Resilience, adaptation and transformability of water governance regimes

This project examined recently implemented water sector reforms in Sub-Saharan Africa and Central Asia. Due to climate change water has become an issue of crucial importance, which the governments have to cope with quickly. The aim of the project was to identify strategies contributing to resilience. Possible ways for action are adaption or if necessary transformation at different scales of the social system.

Elke Herrfahrdt-Pähle

2011 - 2013 / Abgeschlossen


Stockholm Resilience Centre
School of Bioresources Engineering and Environmental Hydrology, University of KwaZulu Natal
University of Osnabrück


The rapid changes in ecological systems brought about by climate change put water resources and water governance regimes under pressure. As a result of changing precipitation patterns and increasing occurrences of droughts and floods, water resources are already highly stressed today in many parts of the world.

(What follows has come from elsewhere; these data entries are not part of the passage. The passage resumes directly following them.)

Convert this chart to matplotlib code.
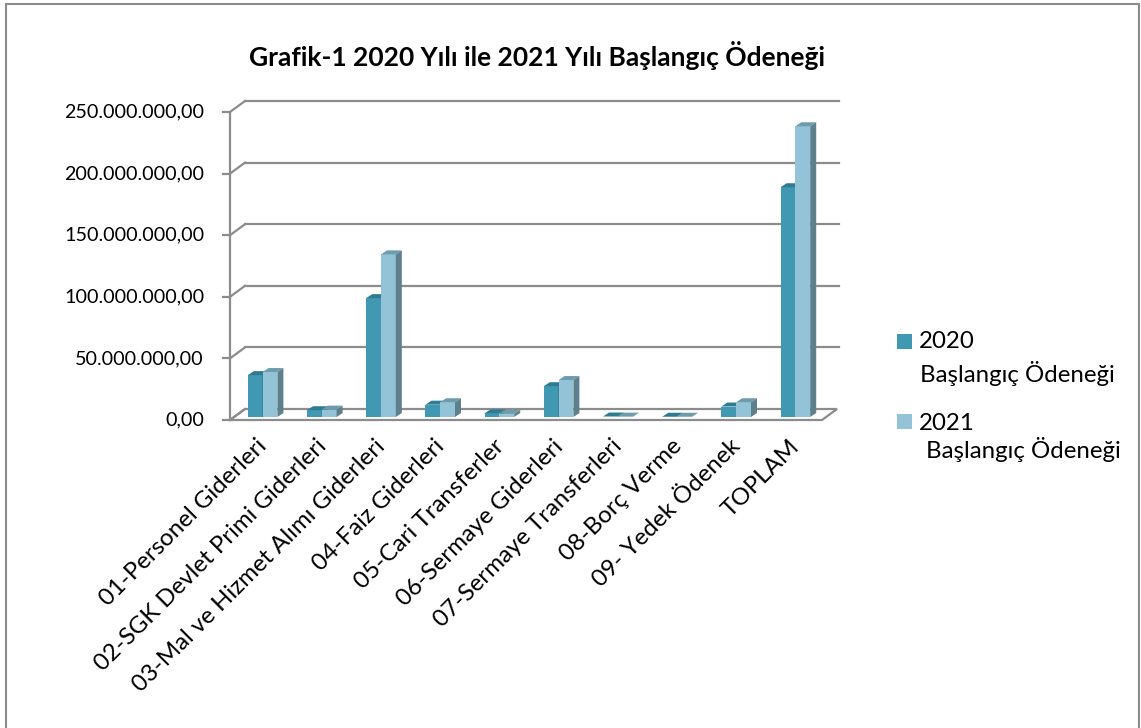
import matplotlib
matplotlib.use("Agg")
import matplotlib.pyplot as plt
from matplotlib.patches import Polygon, Rectangle

plt.rcParams['font.family'] = ['Lato', 'DejaVu Sans']

categories = ["01-Personel Giderleri", "02-SGK Devlet Primi Giderleri",
              "03-Mal ve Hizmet Alımı Giderleri", "04-Faiz Giderleri",
              "05-Cari Transferler", "06-Sermaye Giderleri",
              "07-Sermaye Transferleri", "08-Borç Verme", "09- Yedek Ödenek", "TOPLAM"]
# millions TL
odenek_2020 = [34, 5.5, 96.5, 10, 3, 25, 0.4, 0.2, 8.5, 186.5]
odenek_2021 = [36.5, 6, 132, 12, 2.5, 30, 0.3, 0.2, 12, 236]
yticks = [0, 50, 100, 150, 200, 250]

# colours: front, top, side
c2020 = ('#4198B3', '#2F7C92', '#2D6F82')
c2021 = ('#93C3D6', '#6E9CAC', '#5E7F8C')
grid_col = '#8C8C8C'

W, H = 1141, 728
fig = plt.figure(figsize=(W / 100, H / 100), dpi=100)
ax_l, ax_r, ax_b, ax_t = 230, 822, 420, 112
ax = fig.add_axes([ax_l / W, 1 - ax_b / H, (ax_r - ax_l) / W, (ax_b - ax_t) / H])
n = len(categories)
ax.set_xlim(-0.5, n - 0.5)
ax.set_ylim(0, 250)

# pixel -> data conversion
sx = n / (ax_r - ax_l)
sy = 250 / (ax_b - ax_t)


def off(dx, dy):
    return dx * sx, -dy * sy


wall_dx, wall_dy = off(15, -11)
bar_dx, bar_dy = off(3, -3)
dep_dx, dep_dy = off(6, -4)

# floor
x0, x1 = -0.5, n - 0.5
ax.add_patch(Polygon([(x0, 0), (x1, 0), (x1 + wall_dx, wall_dy), (x0 + wall_dx, wall_dy)],
                     closed=True, facecolor='white', edgecolor=grid_col, lw=1.6, zorder=1,
                     clip_on=False))
# gridlines on back wall and left wall
for v in yticks:
    if v > 0:
        ax.plot([x0 + wall_dx, x1 + wall_dx + off(2, 0)[0]], [v + wall_dy, v + wall_dy],
                color=grid_col, lw=1.6, zorder=1, clip_on=False)
    ax.plot([x0, x0 + wall_dx], [v, v + wall_dy], color=grid_col, lw=1.6, zorder=1, clip_on=False)
    ax.plot([x0 - off(7, 0)[0], x0], [v, v], color=grid_col, lw=1.6, zorder=1, clip_on=False)
ax.plot([x0, x0], [0, 250], color=grid_col, lw=1.6, zorder=1, clip_on=False)

bw = 0.25


def draw_bar(xl, h, cols, z):
    xl = xl + bar_dx
    yb = bar_dy
    yt = h + bar_dy
    xr = xl + bw
    ax.add_patch(Polygon([(xl, yb), (xr, yb), (xr, yt), (xl, yt)], closed=True,
                         facecolor=cols[0], edgecolor='none', zorder=z, clip_on=False))
    ax.add_patch(Polygon([(xl, yt), (xr, yt), (xr + dep_dx, yt + dep_dy), (xl + dep_dx, yt + dep_dy)],
                         closed=True, facecolor=cols[1], edgecolor='none', zorder=z, clip_on=False))
    ax.add_patch(Polygon([(xr, yb), (xr + dep_dx, yb + dep_dy), (xr + dep_dx, yt + dep_dy), (xr, yt)],
                         closed=True, facecolor=cols[2], edgecolor='none', zorder=z, clip_on=False))


for i in range(n):
    draw_bar(i - bw, odenek_2020[i], c2020, 3 + 2 * i)
    draw_bar(i, odenek_2021[i], c2021, 4 + 2 * i)

for s in ax.spines.values():
    s.set_visible(False)
ax.set_xticks([])
ax.set_yticks([])


def fmt(v):
    s = f"{v * 1e6:,.2f}"
    return s.replace(',', '#').replace('.', ',').replace('#', '.')


for v in yticks:
    ax.text(x0 - off(26, 0)[0], v, fmt(v), ha='right', va='center', fontsize=14.2, color='black')

for i, c in enumerate(categories):
    ax.text(i + off(4, 0)[0], off(0, 23)[1], c, rotation=45, ha='right', va='center',
            rotation_mode='anchor', fontsize=17.3, color='black', clip_on=False)

fig.text(537 / W, 1 - 56 / H, "Grafik-1 2020 Yılı ile 2021 Yılı Başlangıç Ödeneği",
         ha='center', va='center', fontsize=19, fontweight='bold')

# legend
fig.patches.append(Rectangle((897 / W, 1 - 349 / H), 15 / W, 15 / H, transform=fig.transFigure,
                             facecolor=c2020[0], edgecolor='none'))
fig.patches.append(Rectangle((897 / W, 1 - 429 / H), 15 / W, 15 / H, transform=fig.transFigure,
                             facecolor=c2021[0], edgecolor='none'))
fig.text(919 / W, 1 - 348 / H, "2020", ha='left', va='baseline', fontsize=17.3)
fig.text(920 / W, 1 - 382 / H, "Başlangıç Ödeneği", ha='left', va='baseline', fontsize=17.3)
fig.text(919 / W, 1 - 430 / H, "2021", ha='left', va='baseline', fontsize=17.3)
fig.text(926 / W, 1 - 458 / H, "Başlangıç Ödeneği", ha='left', va='baseline', fontsize=17.3)

# outer chart border
fig.patches.append(Rectangle((6 / W, -0.05), 1133 / W, 1 - 4 / H + 0.05, transform=fig.transFigure,
                             facecolor='none', edgecolor='#8C8C8C', lw=1.5))

fig.savefig("out.png", dpi=100)
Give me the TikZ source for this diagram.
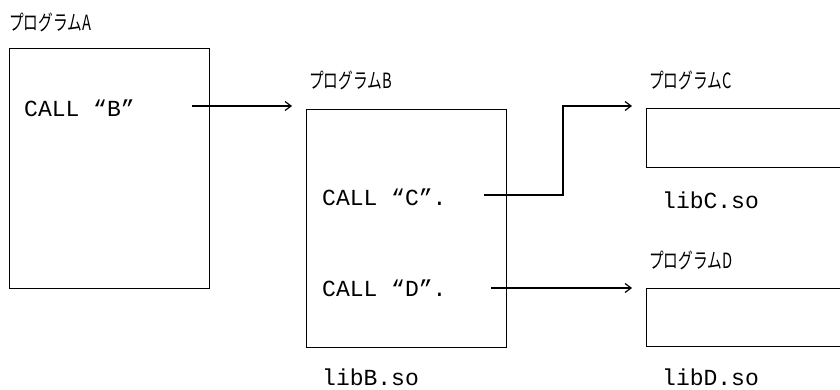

These changes open up new mismatches between scales and levels of water governance and aggravate existing ones, thus underlining the urgency of learning and building resilience. Adaptation or probably even transformation is required at different scales of the social system in order to keep pace with current and possible future changes in the ecological system.
The project explored recent water governance reforms in Sub-Saharan Africa and Central Asia. The aim was to identify their potential to increase the resilience of water governance regimes by either adapting to the changes brought about by climate change or (if adaptation does not suffice) transforming into more resilient water governance regimes.